Once there, Border Patrol agents use separate app
Biometrics registration on the way to the US border is not getting easier for migrants
 

Information technology’s benefits can be intangible and hard to quantify, but its failings are often apparent. Evidence of this can be found at the U.S. southern border, where biometrics are being used to try to bring order to a crisis.

Political, academic and journalistic examinations of new mobile applications designed to reduce crowding at immigration checkpoints have found that the apps are not helping enough and may be hurting.

A Syracuse University research paper published this spring finds that seeking asylum has been digitized with the Department of Homeland Security’s launch of CBP One, a mobile app.

While the biometric software was originally intended for another purpose, according to the paper, it was rewritten to some extent for use for the asylum process.

CBP One has become a primary conduit for asylum seekers to, effectively, get in line for a review of their application.
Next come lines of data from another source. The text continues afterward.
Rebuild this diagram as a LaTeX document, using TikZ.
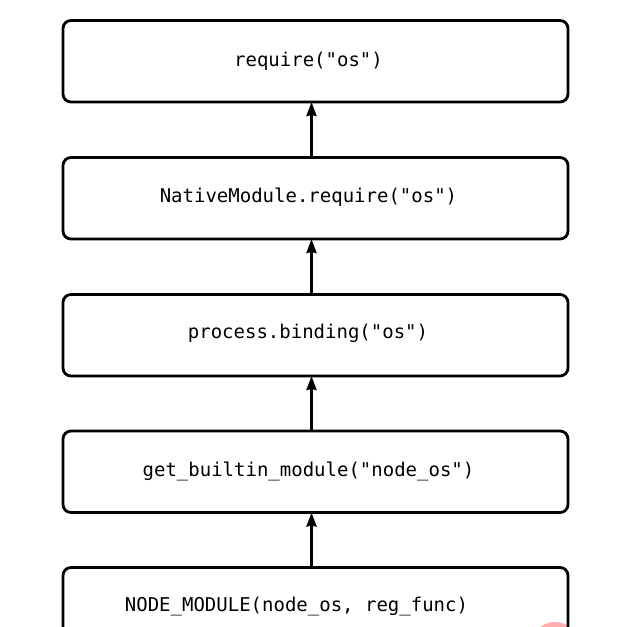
\documentclass[tikz,border=0pt]{standalone}
\usepackage{fontspec}
\setmonofont{DejaVu Sans Mono}
\usetikzlibrary{arrows.meta}
\tikzset{
  box/.style={draw=black, line width=2.8pt, rounded corners=8pt, minimum width=505pt, minimum height=81.5pt, inner sep=0pt, outer sep=0pt, fill=white},
  lbl/.style={font=\ttfamily\fontsize{19}{23}\selectfont, text=black, inner sep=0pt},
  conn/.style={line width=2.8pt, -{Stealth[length=14pt, width=10pt, inset=1pt]}}
}
\begin{document}
\begin{tikzpicture}[x=1pt,y=-1pt]
\useasboundingbox (0,0) rectangle (634,626);
\clip (0,0) rectangle (634,626);
\fill[white] (0,0) rectangle (634,626);
\fill[red!40, opacity=0.8] (555,646) circle (24);
\node[box] (b1) at (315.5,61.25) {};
\node[box] (b2) at (315.5,198.25) {};
\node[box] (b3) at (315.5,335.25) {};
\node[box] (b4) at (315.5,471.75) {};
\node[box, fill=none] (b5) at (315.5,608.25) {};
\node[lbl] (t1) at (308.5,61) {require("os")};
\node[lbl] (t2) at (308.5,197) {NativeModule.require("os")};
\node[lbl] (t3) at (308,333) {process.binding("os")};
\node[lbl] (t4) at (308.5,471) {get\_builtin\_module("node\_os")};
\node[lbl] (t5) at (296.5,607) {NODE\_MODULE(node\_os, reg\_func)};
\draw[conn] (b2.north -| 311.5,0) -- (b1.south -| 311.5,0);
\draw[conn] (b3.north -| 311.5,0) -- (b2.south -| 311.5,0);
\draw[conn] (b4.north -| 311.5,0) -- (b3.south -| 311.5,0);
\draw[conn] (b5.north -| 311.5,0) -- (b4.south -| 311.5,0);
\end{tikzpicture}
\end{document}
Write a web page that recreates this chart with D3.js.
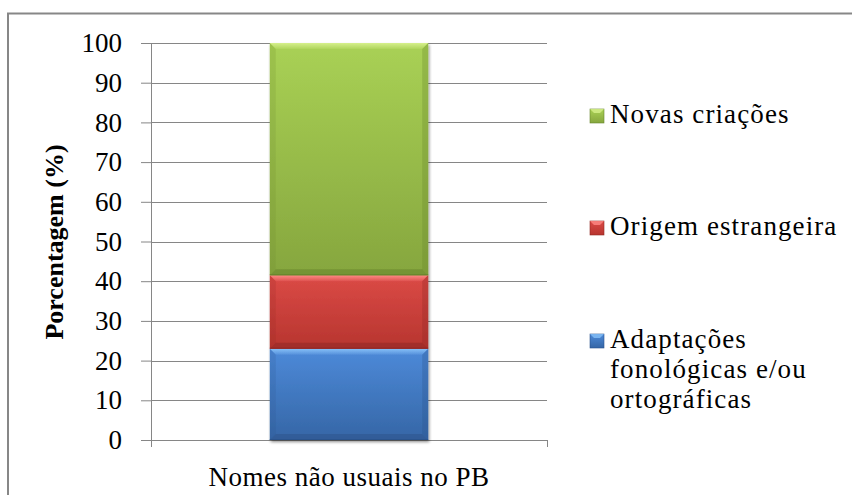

But political decisions, says the report’s author, Austin Kocher, sometimes described as software glitches, have “created new digital barriers to asylum.”

The goal, according to Kocher, is to dissuade migrants by making them go through a process that favors people with phones and internet access and the time to deal with IT that is still being worked out.

The Massachusetts Institute of Technology’s self-referencing magazine MIT Technology Review, this month, outlined the headaches faced by people trying to follow DHS’ instructions and file a mobile application.

A woman from Venezuela walked 62 miles as part of their journey to an asylum bid, according to reporting by the magazine. She is described as standing at the Mexico-United States border with a phone trying to get an appointment to make her case. Buggy software and/or poor connections apparently foil her efforts.

As if often the case, new technology is being marketed even as slightly older code is furrowing brows.

During a public hearing last week of the House of Representatives’ Oversight and Accountability Committee, executives from three technology vendors spoke about how recent AI and robotics could make the nation safer.

Problems with CBP One were not discussed substantively, but a business-development executive with software maker Pangiam, which boasts it creates “trusted movement,” pushed another border control app using its technology.

One of its software products, CBP’s Mobile Intake App, does face biometrics matching for rapid threat identification by officers. It also enables agents in the field to group related people found in groups, an effort to keep families together. Its deployment began with a pilot in March, 2022, and it is now used by 13,500 Border Patrol agents.

Pangiam’s Ryan Rawding testified that the app has “dramatically reduced the time to process migrants at the border.”

Ultimately, however, it might have been another researcher who had the best insight on border technology, an insight that one would think was second nature in 2023.

Benjamin Boudreaux, a policy analyst with the RAND Corp., advised the committee to consider three insights before going live with tech on the border.

New software to be used by the government should “ensure that long-standing core American values” are baked into deployments. Second, create and deploy software in a way that reflects where it is going to operate. People in some settings react differently to certain technologies, which creates different levels of risk.

Last, putting new technology in the field is a good time to also engage with people generally and with those impacted specifically.